A factual situation was presented in Flaharty v. Trout, 290 Pa. 315, which we deem substantially similar in its legal aspects to the case in hand. There a farmer, who also did teamwork, was employed to haul logs which had been previously cut by defendant, to defendant's sawmill at a fixed rate per thousand feet. The defendant directed the kind of logs to be hauled, when they were to be hauled, and often suggested the place where they were to be left in the mill yard. It was understood that if more logs were needed than the teamster could draw, unassisted, the defendant was to supply extra help, but it does not appear that such assistance was ever necessary. This court refused to hold the record devoid of evidence to support a finding that the relation of master and servant existed under these circumstances, saying (p. 318): "The case at bar is not one where the contractor did the work when and as he pleased and was responsible to the contractee only for the result, which is generally regarded as the test of an independent contractor." Another case directly in point is McCall v. Bell Telephone Co., 79 Pa. Super. 505, where the relationship of master and servant, rather than that of contractor and contractee, was held to exist between a telephone company and a teamster who was engaged to haul poles, using his own team, from the company's warehouse to points along its lines under the direction of, and sometimes with the assistance of, a company foreman. The court there said (p. 507): "It is not a case of letting out work to another without retaining any control over the work, except as to results accomplished, but rather a case of service rendered in the course of an occupation supervised and directed as to means and manners of performance." Our conclusion is likewise in harmony with the decisions in Robson v. Martin, 291 Pa. 426, and Persing v. Citizens Traction Co., 294 Pa. 230.

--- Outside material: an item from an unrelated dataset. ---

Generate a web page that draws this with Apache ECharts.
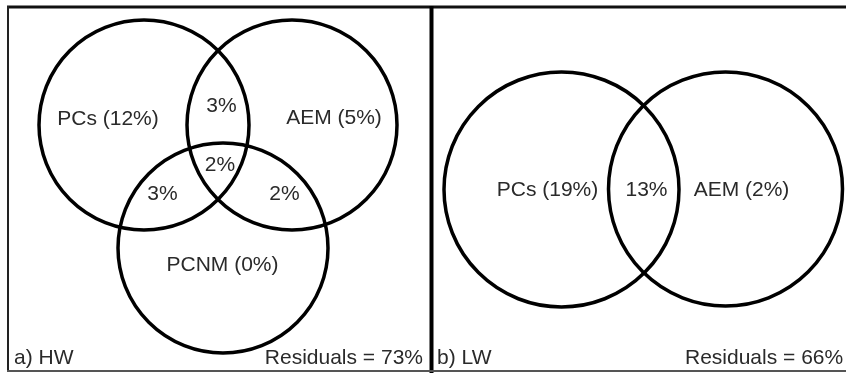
<!DOCTYPE html>
<html>
<head>
<meta charset="utf-8">
<script src="https://cdn.jsdelivr.net/npm/echarts@6/dist/echarts.min.js"></script>
<style>
  html, body { margin: 0; padding: 0; background: #fff; }
  #chart { width: 846px; height: 373px; }
</style>
</head>
<body>
<div id="chart"></div>
<script>
// ---- Panel a) HW: three-set variance partitioning ----
const hwTitle = 'a) HW';
const hwSets = ['PCs', 'AEM', 'PCNM'];
const hwUnique = [12, 5, 0];            // % explained by each set alone
const hwPairs = ['PCs∩AEM', 'PCs∩PCNM', 'AEM∩PCNM'];
const hwPairValues = [3, 3, 2];         // % shared by each pair only
const hwAllShared = 2;                  // % shared by all three sets
const hwResiduals = 73;

// ---- Panel b) LW: two-set variance partitioning ----
const lwTitle = 'b) LW';
const lwSets = ['PCs', 'AEM'];
const lwUnique = [19, 2];
const lwShared = 13;
const lwResiduals = 66;

// Circle layout in panel units: [cx, cy, r]
const hwCircleLayout = [[136, 118, 105], [284, 118, 105], [215, 241, 105]];
const lwCircleLayout = [[130.5, 182.5, 117.5], [294.5, 182, 117]];

// Label anchor points in panel units
const hwUniqueAnchors = [[100, 112], [326, 111], [214.5, 258]];
const hwPairAnchors = [[213.5, 99], [154.5, 187], [276.5, 187]];
const hwAllAnchor = [212, 158];
const lwUniqueAnchors = [[116.5, 183], [310.5, 183]];
const lwSharedAnchor = [215.5, 183];
const footerY = 351;

const TEXT_COLOR = '#2a2a2a';
const FONT = '"Liberation Sans", Arial, sans-serif';
const FONT_SIZE = 21;

const pct = v => v + '%';

// Labels for each panel: [x, y, text, align]
const hwLabels = [
  ...hwSets.map((s, i) => [hwUniqueAnchors[i][0], hwUniqueAnchors[i][1], s + ' (' + pct(hwUnique[i]) + ')', 'center']),
  ...hwPairValues.map((v, i) => [hwPairAnchors[i][0], hwPairAnchors[i][1], pct(v), 'center']),
  [hwAllAnchor[0], hwAllAnchor[1], pct(hwAllShared), 'center'],
  [6, footerY, hwTitle, 'left'],
  [415, footerY, 'Residuals = ' + pct(hwResiduals), 'right']
];
const lwLabels = [
  ...lwSets.map((s, i) => [lwUniqueAnchors[i][0], lwUniqueAnchors[i][1], s + ' (' + pct(lwUnique[i]) + ')', 'center']),
  [lwSharedAnchor[0], lwSharedAnchor[1], pct(lwShared), 'center'],
  [6, footerY, lwTitle, 'left'],
  [254, footerY, 'Residuals = ' + pct(lwResiduals), 'left']
];

function circleItem(params, api) {
  const c = api.coord([api.value(0), api.value(1)]);
  const e = api.coord([api.value(0) + api.value(2), api.value(1)]);
  return {
    type: 'circle',
    shape: { cx: c[0], cy: c[1], r: Math.abs(e[0] - c[0]) },
    style: { fill: 'none', stroke: '#000', lineWidth: 3.5 }
  };
}

function labelItem(params, api) {
  const p = api.coord([api.value(0), api.value(1)]);
  const d = params.context.rows[params.dataIndex];
  return {
    type: 'text',
    x: p[0], y: p[1],
    style: {
      text: d[2],
      fill: TEXT_COLOR,
      font: FONT_SIZE + 'px ' + FONT,
      align: d[3],
      verticalAlign: 'middle'
    }
  };
}

function labelSeries(rows, idx) {
  return {
    type: 'custom', xAxisIndex: idx, yAxisIndex: idx,
    data: rows.map(r => [r[0], r[1]]),
    renderItem: (params, api) => {
      params.context.rows = rows;
      return labelItem(params, api);
    },
    silent: true, z: 3
  };
}

const chart = echarts.init(document.getElementById('chart'), null, { renderer: 'canvas' });

const axisBase = { type: 'value', show: false, splitLine: { show: false } };

chart.setOption({
  backgroundColor: '#fff',
  animation: false,
  grid: [
    { left: 8, top: 7, width: 423, height: 364 },
    { left: 431, top: 7, width: 415, height: 364 }
  ],
  xAxis: [
    Object.assign({}, axisBase, { gridIndex: 0, min: 0, max: 423 }),
    Object.assign({}, axisBase, { gridIndex: 1, min: 0, max: 415 })
  ],
  yAxis: [
    Object.assign({}, axisBase, { gridIndex: 0, min: 0, max: 364, inverse: true }),
    Object.assign({}, axisBase, { gridIndex: 1, min: 0, max: 364, inverse: true })
  ],
  graphic: [
    // frame around both panels
    { type: 'line', shape: { x1: 7, y1: 7, x2: 846, y2: 7 }, style: { stroke: '#111', lineWidth: 3 }, z: 10 },
    { type: 'line', shape: { x1: 8, y1: 6, x2: 8, y2: 372 }, style: { stroke: '#222', lineWidth: 2 }, z: 10 },
    { type: 'line', shape: { x1: 431.5, y1: 6, x2: 431.5, y2: 373 }, style: { stroke: '#000', lineWidth: 4 }, z: 10 },
    { type: 'line', shape: { x1: 7, y1: 371, x2: 846, y2: 371 }, style: { stroke: '#555', lineWidth: 2 }, z: 10 }
  ],
  series: [
    {
      type: 'custom', xAxisIndex: 0, yAxisIndex: 0,
      data: hwCircleLayout, renderItem: circleItem, silent: true, z: 2
    },
    {
      type: 'custom', xAxisIndex: 1, yAxisIndex: 1,
      data: lwCircleLayout, renderItem: circleItem, silent: true, z: 2
    },
    labelSeries(hwLabels, 0),
    labelSeries(lwLabels, 1)
  ]
});
</script>
</body>
</html>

It is of course true, as stated in Tyler v. McFadden Newspr. Corp., supra (p. 172), that "Ordinarily, draymen, truckmen, carters, etc., are regarded as independent contractors." See also Wright v. A. S. Wilson Co., 83 Pa. Super. 487, where the following appears (p. 489): "The direction to one engaged in 'general hauling' to haul property to or from a specified place does not change the nature of, or convert a special employment into the general relation of master and servant; a man does not become answerable for the negligence of a taxi-cab driver, or of a carrier merely by specifying where he wishes to get or to have his property delivered." But these cases and other like cases are not controlling in determining the relationship involved in a situation such as is here presented, where the hiring is not part of the regular business of the owner of the team or vehicle, who is temporarily engaged in hauling for another and, while so engaged, is entirely under the control of the hirer. See Thatcher v. Pierce, supra, 21; Long v. Eastern Paving Co., supra, 167.